> _Goal_:
Show every line containing "seaborn" by copying it.

> _Exercise data_:
#####

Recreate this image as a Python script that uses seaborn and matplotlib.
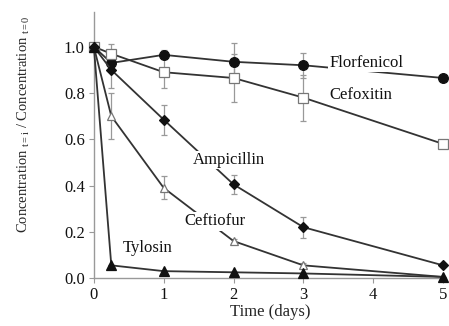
import numpy as np
import pandas as pd
import matplotlib
matplotlib.use("Agg")
import matplotlib.pyplot as plt
import seaborn as sns

sns.set_style("ticks")
plt.rcParams['font.family'] = ['Liberation Serif', 'DejaVu Serif']
plt.rcParams['mathtext.fontset'] = 'custom'
plt.rcParams['mathtext.rm'] = 'Liberation Serif'
plt.rcParams['mathtext.it'] = 'Liberation Serif:italic'

time = [0, 0.25, 1, 2, 3, 5]
florfenicol = [1.0, 0.93, 0.965, 0.935, 0.92, 0.865]
florfenicol_err = [0, 0.03, 0.02, 0.08, 0.055, 0]
cefoxitin = [1.0, 0.97, 0.89, 0.865, 0.78, 0.58]
cefoxitin_err = [0, 0.04, 0.07, 0.105, 0.10, 0]
ampicillin = [1.0, 0.90, 0.685, 0.405, 0.22, 0.055]
ampicillin_err = [0, 0.08, 0.065, 0.04, 0.045, 0]
ceftiofur = [1.0, 0.70, 0.39, 0.16, 0.055, 0.005]
ceftiofur_err = [0, 0.10, 0.05, 0.01, 0.01, 0]
tylosin = [1.0, 0.055, 0.03, 0.025, 0.02, 0.005]
tylosin_err = [0, 0, 0, 0, 0, 0]

series = [
    ("Florfenicol", florfenicol, florfenicol_err, "o", "#111111", 7),
    ("Cefoxitin", cefoxitin, cefoxitin_err, "s", "white", 7),
    ("Ampicillin", ampicillin, ampicillin_err, "D", "#111111", 5.5),
    ("Ceftiofur", ceftiofur, ceftiofur_err, "^", "white", 6),
    ("Tylosin", tylosin, tylosin_err, "^", "#111111", 6.5),
]

fig = plt.figure(figsize=(4.49, 3.26), dpi=100)
ax = fig.add_axes([0.209, 0.147, 0.784, 0.816])

line_col = "#333333"
for name, vals, errs, mk, fc, ms in series:
    ax.errorbar(time, vals, yerr=errs, fmt='none', ecolor="#999999",
                elinewidth=0.9, capsize=2.5, capthick=0.9, zorder=2, clip_on=False)
    sns.lineplot(x=time, y=vals, ax=ax, color=line_col, lw=1.3,
                 marker=mk, markersize=ms, markerfacecolor=fc,
                 markeredgecolor="#111111" if fc != "white" else "#777777",
                 markeredgewidth=0.9, clip_on=False, zorder=3)

labels = [
    ("Florfenicol", 3.37, 0.93),
    ("Cefoxitin", 3.37, 0.79),
    ("Ampicillin", 1.42, 0.51),
    ("Ceftiofur", 1.30, 0.245),
    ("Tylosin", 0.42, 0.13),
]
for txt, x, y in labels:
    ax.text(x, y, txt, fontsize=12, va='center', ha='left', color="#111111",
            bbox=dict(facecolor='white', edgecolor='none', pad=1.0), zorder=5)

ax.set_xlim(0, 5.04)
ax.set_ylim(0, 1.15)
ax.set_xticks([0, 1, 2, 3, 4, 5])
ax.set_yticks([0.0, 0.2, 0.4, 0.6, 0.8, 1.0])
ax.set_yticklabels(["0.0", "0.2", "0.4", "0.6", "0.8", "1.0"])
ax.tick_params(labelsize=12, labelcolor="#111111", length=3.5, width=0.8,
               color="#999999", pad=3)
for s in ['top', 'right']:
    ax.spines[s].set_visible(False)
for s in ['left', 'bottom']:
    ax.spines[s].set_color("#999999")
    ax.spines[s].set_linewidth(1.0)

ax.set_xlabel("Time (days)", fontsize=12, labelpad=1)
ax.set_ylabel(r"Concentration $_{\mathrm{t=i}}$ / Concentration $_{\mathrm{t=0}}$",
              fontsize=10.5)
ax.yaxis.set_label_coords(-0.175, 0.58)

fig.savefig("out.png", dpi=100)
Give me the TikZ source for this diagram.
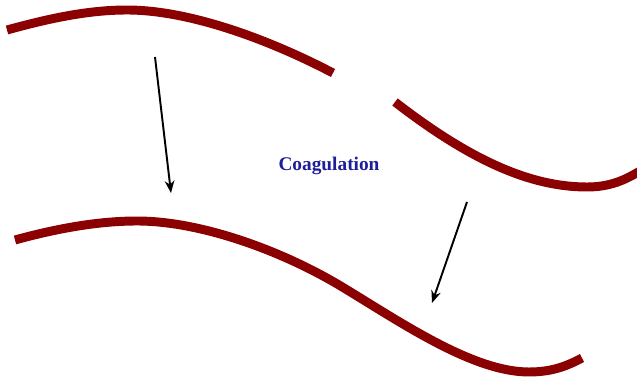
\documentclass[tikz,border=0pt]{standalone}
\usepackage{fontspec}
\newfontfamily\labelfont{Liberation Serif}
\usepackage{xcolor}
\usepackage{tikz}
\usetikzlibrary{arrows.meta}
\definecolor{fibercol}{RGB}{139,0,0}
\definecolor{labelblue}{RGB}{30,30,155}

\begin{document}
\begin{tikzpicture}[x=0.02cm,y=-0.02cm,
  fiber/.style={line width=5.1pt,color=fibercol},
  arr/.style={line width=1.1pt,-{Stealth[length=7pt,width=5.5pt]}}]
\useasboundingbox (0,0) rectangle (637,378);
% upper fibre, broken in two
\draw[fiber] (7,30) .. controls (47,19) and (87,10) .. (127,10) .. controls (190,10) and (270,40) .. (333,73);
\draw[fiber] (395,102) .. controls (470,160) and (530,187) .. (587,187) .. controls (610,187) and (625,180) .. (640,171);
% lower fibre, joined
\draw[fiber] (15,240) .. controls (55,229) and (97,221) .. (137,221) .. controls (200,221) and (280,250) .. (339,285)
  .. controls (399,321) and (472,372) .. (529,372) .. controls (552,372) and (567,366) .. (582,358);
\node[font=\labelfont\bfseries\fontsize{11}{13}\selectfont,text=labelblue] (coag) at (329,166) {Coagulation};
\coordinate (a1s) at (155,57); \coordinate (a1e) at (171,193);
\coordinate (a2s) at (467,202); \coordinate (a2e) at (432,303);
\draw[arr] (a1s) -- (a1e);
\draw[arr] (a2s) -- (a2e);
\end{tikzpicture}
\end{document}
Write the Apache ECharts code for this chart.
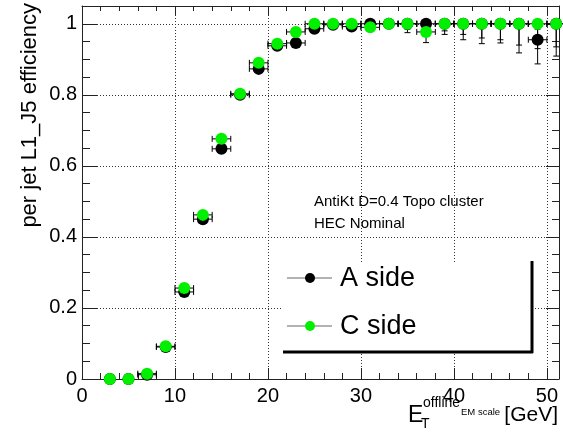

#####

> _Answer to this problem_:
Recreate this image as a Python script that uses seaborn and matplotlib.
import seaborn as sns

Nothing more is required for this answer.